Among the deregulations being pushed by the Department of Labor include proposing a rule to exempt 3.7 million home health and personal care workers in the US from minimum wage and overtime protections.
These workers are predominantly women and paid low wages, with immigrants comprising a significant and growing portion of the workforce.
“What the US Department of Labor is proposing is the Trump administration reversing history, and saying, no, wait a minute, home care workers are not deserving of overtime protections, of minimum wage, and that just sets us back into a whole other era,” said Arnulfo De La Cruz, president of SEIU Local 2015, which represents over half a million long-term care workers in California. “This change would undo a decade of progress toward recognizing home care as real professional work, and this is yet another Trump administration attack on workers. This comes down to special interests who want to increase their profits by paying workers less.”
Astrid Zuniga, a home care worker in Modesto, California, and president of United Domestic Workers of America, UDW/AFSCME Local 3930, said she would stand to lose about $1,200 a month if overtime protections are removed for care workers, which she relies on to cover the costs of medications her son needs, who has autism, epilepsy and other intellectual disabilities, and who she cares for 24/7.
“To lose that much money a month, when most of us already live paycheck to paycheck as it is, would be damaging to many households,” said Zuniga. “When you go and you implement these kinds of cuts to the low-wage workforce, that only hurts the workers and most of these workers are making right at about minimum wage.”
She emphasized home care workers were already bracing for the impact of Medicaid cuts to benefits and services that will also decrease their ability to provide services to clients.
“Home care is the fastest-growing sector of workers across the nation.
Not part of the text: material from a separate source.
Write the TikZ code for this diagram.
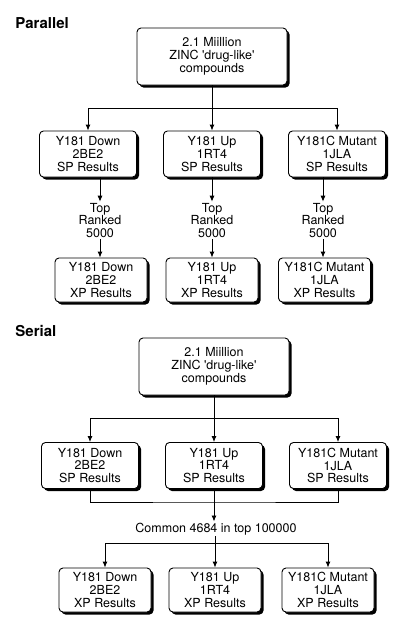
\documentclass[tikz,border=0pt]{standalone}
\usepackage{fontspec}
\setmainfont{TeX Gyre Heros}
\usetikzlibrary{arrows.meta,shadows}

\tikzset{
  box/.style={draw, fill=white, rounded corners=4pt, align=center, inner sep=0pt,
    font=\fontsize{12.5}{12.7}\selectfont,
    drop shadow={shadow xshift=2.5pt, shadow yshift=-2.5pt, fill=black, opacity=1}},
  big/.style={box, minimum width=150pt, minimum height=57pt},
  sp/.style={box, minimum width=97pt, minimum height=46pt},
  xp/.style={box, minimum width=92pt, minimum height=44pt},
  lbl/.style={align=center, inner sep=1pt, font=\fontsize{12.5}{12.7}\selectfont},
  ttl/.style={anchor=west, inner sep=0pt, font=\fontsize{15}{15}\selectfont\bfseries},
  arr/.style={-{Latex[length=6pt,width=5pt]}},
}

\begin{document}
\begin{tikzpicture}[x=1pt, y=-1pt, line width=0.9pt]
  \useasboundingbox (0,0) rectangle (400,627);

  % parallel
  \node[ttl] (tP) at (15,23) {Parallel};
  \node[big] (pT) at (212,56.5) {2.1 Miillion\\ZINC \textquotesingle drug-like\textquotesingle\\compounds};
  \node[sp] (p1) at (88,154) {Y181 Down\\2BE2\\SP Results};
  \node[sp] (p2) at (212,154) {Y181 Up\\1RT4\\SP Results};
  \node[sp] (p3) at (337,154) {Y181C Mutant\\1JLA\\SP Results};
  \node[lbl] (r1) at (100,220.5) {Top\\Ranked\\5000};
  \node[lbl] (r2) at (212,220.5) {Top\\Ranked\\5000};
  \node[lbl] (r3) at (323,220.5) {Top\\Ranked\\5000};
  \node[xp] (q1) at (101,280) {Y181 Down\\2BE2\\XP Results};
  \node[xp] (q2) at (212,280) {Y181 Up\\1RT4\\XP Results};
  \node[xp] (q3) at (324.5,280) {Y181C Mutant\\1JLA\\XP Results};
  \coordinate (pJ) at (212,108);

  \draw (pT) -- (pJ);
  \draw[arr] (pJ) -| (p1);
  \draw[arr] (pJ) -- (p2);
  \draw[arr] (pJ) -| (p3);
  \foreach \i in {1,2,3} {
    \draw[arr] (p\i.south -| r\i) -- (r\i);
    \draw[arr] (r\i) -- (r\i |- q\i.north);
  }

  % serial
  \node[ttl] (tS) at (15,331) {Serial};
  \node[big] (sT) at (214,366.5) {2.1 Miillion\\ZINC \textquotesingle drug-like\textquotesingle\\compounds};
  \node[sp] (s1) at (90,465.5) {Y181 Down\\2BE2\\SP Results};
  \node[sp] (s2) at (214,465.5) {Y181 Up\\1RT4\\SP Results};
  \node[sp] (s3) at (338,465.5) {Y181C Mutant\\1JLA\\SP Results};
  \node[lbl] (com) at (216,529) {Common 4684 in top 100000};
  \node[xp] (x1) at (105,590) {Y181 Down\\2BE2\\XP Results};
  \node[xp] (x2) at (215,590) {Y181 Up\\1RT4\\XP Results};
  \node[xp] (x3) at (328,590) {Y181C Mutant\\1JLA\\XP Results};
  \coordinate (sJ) at (214,418);
  \coordinate (sK) at (214,502);
  \coordinate (sL) at (215,543);

  \draw (sT) -- (sJ);
  \draw[arr] (sJ) -| (s1);
  \draw[arr] (sJ) -- (s2);
  \draw[arr] (sJ) -| (s3);
  \draw (s1) |- (sK) -| (s3);
  \draw (s2) -- (sK);
  \draw[arr] (sK) -- (sK |- com.north);
  \draw (com.south -| sL) -- (sL);
  \draw[arr] (sL) -| (x1);
  \draw[arr] (sL) -- (x2);
  \draw[arr] (sL) -| (x3);
\end{tikzpicture}
\end{document}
It is the highest in demand. Nobody is getting any younger or any healthier,” she added. “Cuts should not be made to these types of services,” she said. “And if we’re not making this a desirable workforce and not making investments into these kinds of home- and community-based services that our most vulnerable communities rely on, what are we doing?”
“I think the message is that they think workers have it too good, too many protections, too high of wages, too much security. Their view is that workers are too comfortable,” added Su.